The U.S. announced its withdrawal from the U.N. Human Rights Council this afternoon. The announcement was made by Secretary of State Mike Pompeo and U.S. Ambassador to the U.N. Nikki Haley from State Department headquarters in Washington, D.C.
“We have no doubt that there was once a noble vision for this council. But today, we need to be honest – the Human Rights Council is a poor defender of human rights,” Pompeo said.
“Worse than that, the Human Rights Council has become an exercise in shameless hypocrisy – with many of the world’s worst human rights abuses going ignored, and some of the world’s most serious offenders sitting on the council itself.”
“Its membership includes authoritarian governments with unambiguous and abhorrent human rights records, such as China, Cuba, and Venezuela.”
Ambassador Haley was even more critical.
“For too long, the Human Rights Council has been a protector of human rights abusers and a cesspool of political bias,” she said. “Therefore, as we said we would do a year ago if we did not see any progress, the United States is officially withdrawing from the UN Human Rights Council.”
“In doing so, I want to make it crystal clear that this step is not a retreat from human rights commitments; on the contrary, we take this step because our commitment does not allow us to remain a part of a hypocritical and self-serving organization that makes a mockery of human rights,” she added.
The U.S. has had a rocky relationship with Council with the body criticizing the United States for many of its policies in recent months.
Two weeks ago the U.N. Office of Human Rights, the Council’s governing body, harshly criticized the U.S. for its policy of separating young immigrant children from their parents at the U.S. southern border.

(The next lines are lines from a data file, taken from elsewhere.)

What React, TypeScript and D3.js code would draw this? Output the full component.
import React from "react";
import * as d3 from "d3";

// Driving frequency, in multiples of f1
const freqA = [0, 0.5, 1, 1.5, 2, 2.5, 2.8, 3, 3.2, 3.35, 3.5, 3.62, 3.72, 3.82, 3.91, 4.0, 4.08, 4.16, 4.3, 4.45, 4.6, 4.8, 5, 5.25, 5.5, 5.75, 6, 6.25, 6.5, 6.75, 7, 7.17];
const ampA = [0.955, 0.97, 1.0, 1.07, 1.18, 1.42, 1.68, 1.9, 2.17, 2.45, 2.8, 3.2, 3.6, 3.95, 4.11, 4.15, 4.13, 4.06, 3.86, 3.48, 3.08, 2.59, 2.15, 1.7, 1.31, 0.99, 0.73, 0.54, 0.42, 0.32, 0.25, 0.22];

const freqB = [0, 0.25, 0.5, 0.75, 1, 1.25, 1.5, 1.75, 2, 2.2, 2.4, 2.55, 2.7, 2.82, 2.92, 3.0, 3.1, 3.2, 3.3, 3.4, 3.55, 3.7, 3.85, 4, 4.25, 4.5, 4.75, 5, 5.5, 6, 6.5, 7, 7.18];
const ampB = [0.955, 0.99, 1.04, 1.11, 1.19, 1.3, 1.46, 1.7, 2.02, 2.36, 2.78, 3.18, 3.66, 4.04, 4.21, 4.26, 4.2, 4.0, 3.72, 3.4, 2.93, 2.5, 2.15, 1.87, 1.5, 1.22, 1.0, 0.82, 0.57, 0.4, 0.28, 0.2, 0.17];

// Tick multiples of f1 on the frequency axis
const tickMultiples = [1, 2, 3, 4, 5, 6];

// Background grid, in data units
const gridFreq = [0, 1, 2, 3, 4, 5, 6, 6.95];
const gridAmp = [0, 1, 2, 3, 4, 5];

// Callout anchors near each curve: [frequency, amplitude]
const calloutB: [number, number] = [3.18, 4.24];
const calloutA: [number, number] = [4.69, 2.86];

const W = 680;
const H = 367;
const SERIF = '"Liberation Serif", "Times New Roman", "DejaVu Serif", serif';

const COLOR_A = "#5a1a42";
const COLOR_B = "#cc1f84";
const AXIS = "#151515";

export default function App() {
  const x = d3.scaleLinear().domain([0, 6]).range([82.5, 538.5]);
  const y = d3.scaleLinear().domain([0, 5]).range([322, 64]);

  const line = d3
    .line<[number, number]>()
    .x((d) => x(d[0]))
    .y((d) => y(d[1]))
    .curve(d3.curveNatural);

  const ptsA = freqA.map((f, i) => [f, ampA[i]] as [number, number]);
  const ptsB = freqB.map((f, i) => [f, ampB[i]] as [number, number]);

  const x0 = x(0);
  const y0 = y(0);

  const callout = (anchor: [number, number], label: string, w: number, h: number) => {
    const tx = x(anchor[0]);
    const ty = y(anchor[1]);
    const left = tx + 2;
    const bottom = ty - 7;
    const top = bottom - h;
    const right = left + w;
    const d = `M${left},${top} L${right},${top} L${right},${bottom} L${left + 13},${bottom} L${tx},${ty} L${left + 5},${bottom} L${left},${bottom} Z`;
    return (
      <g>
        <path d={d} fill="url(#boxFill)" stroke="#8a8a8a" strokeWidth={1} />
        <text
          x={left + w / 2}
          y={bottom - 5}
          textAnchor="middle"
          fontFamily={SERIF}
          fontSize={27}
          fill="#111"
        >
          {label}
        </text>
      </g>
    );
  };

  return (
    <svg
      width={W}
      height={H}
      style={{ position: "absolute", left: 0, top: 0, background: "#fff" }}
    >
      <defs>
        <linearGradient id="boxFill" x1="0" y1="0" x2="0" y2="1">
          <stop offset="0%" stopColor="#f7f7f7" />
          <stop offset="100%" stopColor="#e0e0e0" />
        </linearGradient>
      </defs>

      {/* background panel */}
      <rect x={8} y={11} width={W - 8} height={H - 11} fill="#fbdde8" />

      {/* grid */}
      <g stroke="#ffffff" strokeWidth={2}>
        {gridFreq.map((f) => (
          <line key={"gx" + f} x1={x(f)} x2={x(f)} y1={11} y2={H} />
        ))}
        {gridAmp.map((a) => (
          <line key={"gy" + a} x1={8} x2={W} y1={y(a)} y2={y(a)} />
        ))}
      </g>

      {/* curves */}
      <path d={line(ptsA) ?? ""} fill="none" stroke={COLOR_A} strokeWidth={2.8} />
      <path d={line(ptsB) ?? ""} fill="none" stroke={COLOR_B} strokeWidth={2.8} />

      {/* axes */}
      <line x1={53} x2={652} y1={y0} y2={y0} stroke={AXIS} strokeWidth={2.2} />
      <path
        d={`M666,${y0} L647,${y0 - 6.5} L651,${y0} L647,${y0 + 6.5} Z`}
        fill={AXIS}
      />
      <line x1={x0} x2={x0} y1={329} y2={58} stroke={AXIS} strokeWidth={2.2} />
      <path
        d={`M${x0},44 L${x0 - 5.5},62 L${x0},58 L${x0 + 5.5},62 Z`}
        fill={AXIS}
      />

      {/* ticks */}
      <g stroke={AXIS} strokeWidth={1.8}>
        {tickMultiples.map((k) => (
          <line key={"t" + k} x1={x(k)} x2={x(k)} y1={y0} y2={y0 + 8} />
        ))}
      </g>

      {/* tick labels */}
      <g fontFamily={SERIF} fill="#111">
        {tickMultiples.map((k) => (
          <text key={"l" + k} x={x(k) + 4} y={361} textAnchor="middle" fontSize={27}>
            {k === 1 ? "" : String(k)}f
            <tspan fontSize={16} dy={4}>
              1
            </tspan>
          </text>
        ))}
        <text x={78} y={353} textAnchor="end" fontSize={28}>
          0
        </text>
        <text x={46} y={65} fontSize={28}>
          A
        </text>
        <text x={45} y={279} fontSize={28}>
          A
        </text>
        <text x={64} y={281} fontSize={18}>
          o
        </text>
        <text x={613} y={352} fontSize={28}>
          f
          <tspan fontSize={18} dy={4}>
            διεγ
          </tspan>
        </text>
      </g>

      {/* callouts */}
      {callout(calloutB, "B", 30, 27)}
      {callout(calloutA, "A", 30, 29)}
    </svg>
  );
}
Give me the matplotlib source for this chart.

Spokesperson for the U.N. High Commissioner for Human Rights Ravina Shamdasani called the policy a human rights violation.
“We are deeply concerned that the zero tolerance policy recently put in place along the US southern border has led to people caught entering the country irregularly being subjected to criminal prosecution and having their children – including extremely young children -taken away from them as a result,” Shamdasani wrote.
“Children should never be detained for reasons related to their own or their parents’ migration status. Detention is never in the best interests of the child and always constitutes a child rights violation,” she added.
Earlier that week, the U.N. Human Rights Office criticized the U.S. for its poverty which they said seemed to be driven by “contempt and…hatred” for the poor.
“For one of the world’s wealthiest countries to have 40 million people living in poverty and over five million living in ‘Third World’ conditions is cruel and inhuman,” a report issued by U.N. Special Rapporteur on extreme poverty and human rights, Philip Alston, read.
The Human Rights Council is made up for 47 member countries and has as its stated the goal the promotion and protection of human rights around the globe.
Haley reiterated that despite the U.S.’ withdrawal, America will continue to advocate for human rights at the U.N. as well as reforms on the Council itself.
“America has a proud legacy as a champion of human rights, a proud legacy as the world’s largest provider of humanitarian aid, and a proud legacy of liberating oppressed people and defeating tyranny throughout the world. While we do not seek to impose the American system on anyone else, we do support the rights of all people to have freedoms bestowed on them by their creator. That is why we are withdrawing from the UN Human Rights Council, an organization that is not worthy of its name,” she said.